Enfin une accalmie, des aubades déjà lointaines, des ronrons indécis, un peu de ciel redevenu clair du côté de la Faucille, les nuages envolés paraissant noirs, les ravins à peu près séchés déjà. Les torrents seuls ont gardé quelque chose de la colère du ciel; "L'Enragé", au nom fatal, remue les cailloux, bouscule les digues, entraîne la terre des riverains.

Et nous comprenons aujourd'hui la joie des vieux saints de jadis, ces inimitables poètes, dans ce milieu de magnifiques surprises; nous les voyons descendre aux petites choses par mépris des grandes, intéressés aux riens de là-bas, à une sauterelle mouillée, à une phalène repliée contre un mur, aux ruisselets semblables aux fleuves, vivant de ces simplesses et s'enfermant dans les baumes pour en mieux jouir. Le tonnerre a sa manière de causer aux montagnes, c'est un motif qu'il donne, et qu'elles répètent ainsi qu'un sirvente passant de bouche en bouche; les anciens ermites en demeuraient frappés comme d'un concile de patriarches présidé par le bon Dieu; ils se signaient non par crainte, mais par respect.

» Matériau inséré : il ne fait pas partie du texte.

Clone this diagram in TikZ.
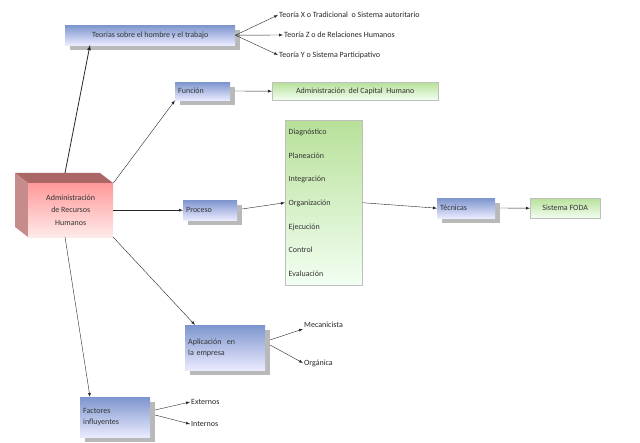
\documentclass[tikz,border=0pt]{standalone}
\usepackage{fontspec}
\setmainfont{Carlito}
\begin{document}
\begin{tikzpicture}[x=1pt,y=-1pt,font=\fontsize{8}{9.5}\selectfont,
 blue box/.style={draw=none,bottom color=blue!8!white,top color=cyan!30!blue!45!gray!70!white,
   anchor=north west,minimum height=20pt,inner sep=3pt,text=black!80},
 green box/.style={draw=gray!50,bottom color=green!5!white,top color=green!40!olive!40!white,anchor=north west,text=black!80},
 lbl/.style={anchor=west,inner sep=1pt,text=black!85},
 shd/.style={fill=gray!55},
 arr/.style={-latex,draw=black!85,thin}]
\useasboundingbox (0,0) rectangle (640,443);
% cube
\fill[red!45!black!60!white] (15,173) -- (100,173) -- (113,183) -- (28,183) -- cycle;
\fill[red!50!black!45!white] (15,173) -- (28,183) -- (28,237) -- (15,227) -- cycle;
\node[anchor=north west,minimum width=85pt,minimum height=54pt,inner sep=0pt,
  bottom color=red!8!white,top color=red!40!white,align=center,text=black!80] (adm) at (28,183)
  {Administración\\[3pt]de Recursos\\[3pt]Humanos};
\fill[shd] (70,30) rectangle (240,50);
\fill[shd] (180,87) rectangle (235,105);
\fill[shd] (188,205) rectangle (242,225);
\fill[shd] (442,203) rectangle (500,223);
\fill[shd] (190,330) rectangle (270,375);
\fill[shd] (85,402) rectangle (155,442);
\node[blue box,minimum width=170pt] (teo) at (65,25) {Teorías sobre el hombre y el trabajo};
\node[blue box,minimum width=55pt,minimum height=18pt,align=left,text width=49pt] (fun) at (175,82) {Función};
\node[blue box,minimum width=54pt,text width=48pt] (pro) at (183,200) {Proceso};
\node[blue box,minimum width=58pt,text width=52pt] (tec) at (437,198) {Técnicas};
\node[blue box,minimum width=80pt,minimum height=45pt,text width=74pt,align=left] (apl) at (185,325) {Aplicación\ \ en\\[1pt]la empresa};
\node[blue box,minimum width=70pt,minimum height=40pt,text width=64pt,align=left] (fac) at (80,397) {Factores\\[1pt]influyentes};
\node[green box,minimum width=166pt,minimum height=18pt] (cap) at (272,82) {Administración\ \ del Capital\ \ Humano};
\node[green box,minimum width=77pt,minimum height=165pt,align=left,text width=70pt] (gb) at (285,120)
 {Diagnóstico\\[14.2pt]Planeación\\[14.2pt]Integración\\[14.2pt]Organización\\[14.2pt]Ejecución\\[14.2pt]Control\\[14.2pt]Evaluación};
\node[green box,minimum width=70pt,minimum height=20pt] (foda) at (530,198) {Sistema FODA};
\node[lbl] (tx) at (278,15) {Teoría X o Tradicional\ \ o Sistema autoritario};
\node[lbl] (tz) at (283,35) {Teoría Z o de Relaciones\ Humanos};
\node[lbl] (ty) at (278,55) {Teoría Y o Sistema Participativo};
\node[lbl] (mec) at (303,325) {Mecanicista};
\node[lbl] (org) at (303,363) {Orgánica};
\node[lbl] (ext) at (190,402) {Externos};
\node[lbl] (int) at (190,424) {Internos};
\coordinate (a1) at (65,173); \coordinate (a2) at (113,237); \coordinate (a3) at (65,237);
\coordinate (t1) at (90,45); \coordinate (p1) at (195,325); \coordinate (f1) at (90,397);
\draw[arr,thick] (a1) -- (t1);
\draw[arr] (adm.north east) -- (fun.south west);
\draw[arr] (adm.east) -- (pro.west);
\draw[arr] (a2) -- (p1);
\draw[arr] (a3) -- (f1);
\draw[arr] (teo.east) -- (tx.west);
\draw[arr] (teo.east) -- (tz.west);
\draw[arr] (teo.east) -- (ty.west);
\draw[arr] (235,91) -- (cap.west);
\draw[arr] (242,209) -- (gb.west);
\draw[arr] (gb.east) -- (tec.west);
\draw[arr] (500,208) -- (foda.west);
\draw[arr] (270,340) -- (mec.south west);
\draw[arr] (270,345) -- (org.west);
\draw[arr] (155,410) -- (ext.west);
\draw[arr] (155,415) -- (int.west);
\end{tikzpicture}
\end{document}
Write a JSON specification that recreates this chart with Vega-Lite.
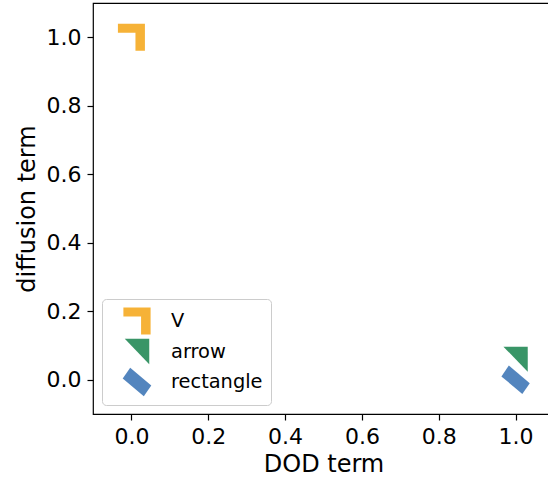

Pour un instant, nous voici rentrés dans l'atmosphère plus ordinaire; les embarras de montagnes qui nous arrêtent, ce sont les chaînes tombées du Grandvaux en pluie serrée. On dirait que le déluge, en inondant ces terres, y a laissé les amoncellement de pierres parallèles aux cours d'un torrent formidable; sillons de cyclopes qu'il faut franchir l'un après l'autre pour redescendre. A la pointe, c'est la combe d'Ain qui réapparaît en pleine solennité; mais pour s'en courir jusqu'à elle, des étonnements nous restent encore. Les côtes abaissées, modestes, plus vertes et mieux plantées, ressemblent à ces roulements attiédis de tonnerre après les chocs effrayants des premiers coups, au frémissement de l'eau ensuite des vagues énormes.